Earlier this year, we created a family of neural networks that recovered molecular distance distributions from electron spin resonance data. The networks reliably returned distance data for proteins, nucleic acids, photosynthetic reaction centres, and other systems of current chemical and biological interest. However… this was not supposed to be possible: the mathematical transformations in question are ill-posed and numerically unstable. It is utterly unclear how neural networks accomplish what is technically, without regularisation, an impossible mathematical operation.
The objective of this project is to find out. You will make use of one of the biggest supercomputers in the UK to run neural network training against quantum mechanical simulations of spin dynamics in biological systems. The resulting networks will be taken apart with the purpose of finding out how exactly they work. The conclusions will have significance across physical sciences – at the moment, the internal functioning of artificial neural networks is largely a mystery.
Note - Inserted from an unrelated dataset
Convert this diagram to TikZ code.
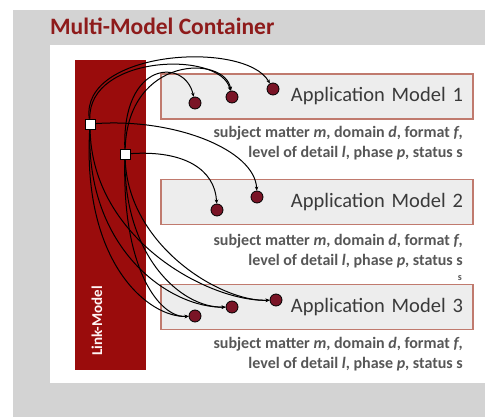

These are 4-year studentships; they are open to UK and EU nationals, and include all applicable university fees, as well as a tax-free stipend of £15,009 per year. It is likely that the students will make a major contribution to both quantum theory and artificial intelligence by exploring, developing, and analysing neural networks that process spectroscopic data. This project is a collaboration with ETH Zurich (Prof Gunnar Jeschke) and Weizmann Institute (Prof Daniella Goldfarb), and will involve visits to both of these institutions.
University of Southampton supercomputing facilities are among the best in the country – Iridis5 cluster is the most powerful academic supercomputer in the UK. It has 20,000 CPU cores as well as dedicated NVidia Tesla V100 compute nodes that this project will use.